People generally seem to overestimate the rationality of war. It is, for example, a common assumption that the Afghanistan war continues as a consequence of regular, rational assessments of whether it is achieving anything. In the case of Iraq, those arguing in favour of that war frequently assume that the occupation continues for the reasons stated by politicians.
What, it seems to me, is frequently underestimated, are the institutional and social pressures, particularly within US and British society, that enable war:-
- Their populations, still steeped in the heroic mythology of victory in WWII and free of any experience of invasion, have far less of the visceral horror of warfare that pervades other societies.
- They have huge economic interests in waging war, given their substantial respective “military industrial complexes”.
- Their voters and media seem strangely, enormously prone to minor personality cults in politicians, always hoping that a single person can bring about significant good/change, and spurning political parties like the Lib-Dems in the UK, which place greater emphasis on integrity of policy.
- The very existence of a large military places certain temptations in the path of politicians. If you have the weapons, so much easier to use them, than to struggle down the awkward, ambiguous paths of negotiation and peace-making.
- Their relative geographic isolation makes them, on the whole, less globally cosmopolitan, than the people of many other countries. We Anglophiles, I think, tend more than most to speak only one language (no, I don’t have stats, so you could take me down on this one). This, yes speculative, argument could be extended by noting that of the permanent five security council members, the two that share a language are the most closely aligned and effectively belligerent.

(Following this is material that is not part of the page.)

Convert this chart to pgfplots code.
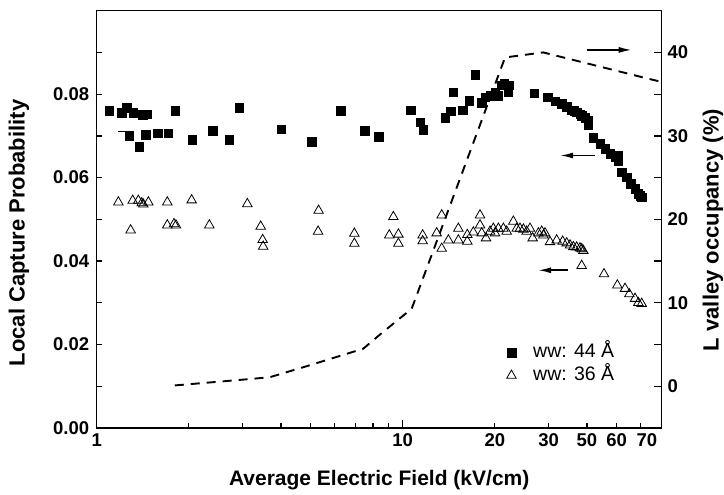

- These two nations are corrupted by power (permanent security council members), in the sense of being excessively prone to the unconscious assumption that because they are “leading democracies”, their policies are less self-interested and more righteous.
- They have strangely few women in politics, compared to many so-called ‘less developed’ countries (got stats for this one). I’m not as inclined as some to see women as automatically less belligerent than men, and indeed, institutional forces seem to make them proportionally more belligerent as they gain power, but this still seems an important factor.
Once wars are started, they acquire a dreadful momentum:-
- What seemed unthinkable can now be taken for granted.
- Fear of losing face if withdrawal might imply error in undertaking the conflict in the first place.
- Home populations become conditioned by familiarity into ignoring the dreadful implications of what stories and statistics the media still troubles itself to provide.
- The media troubles itself a whole lot less.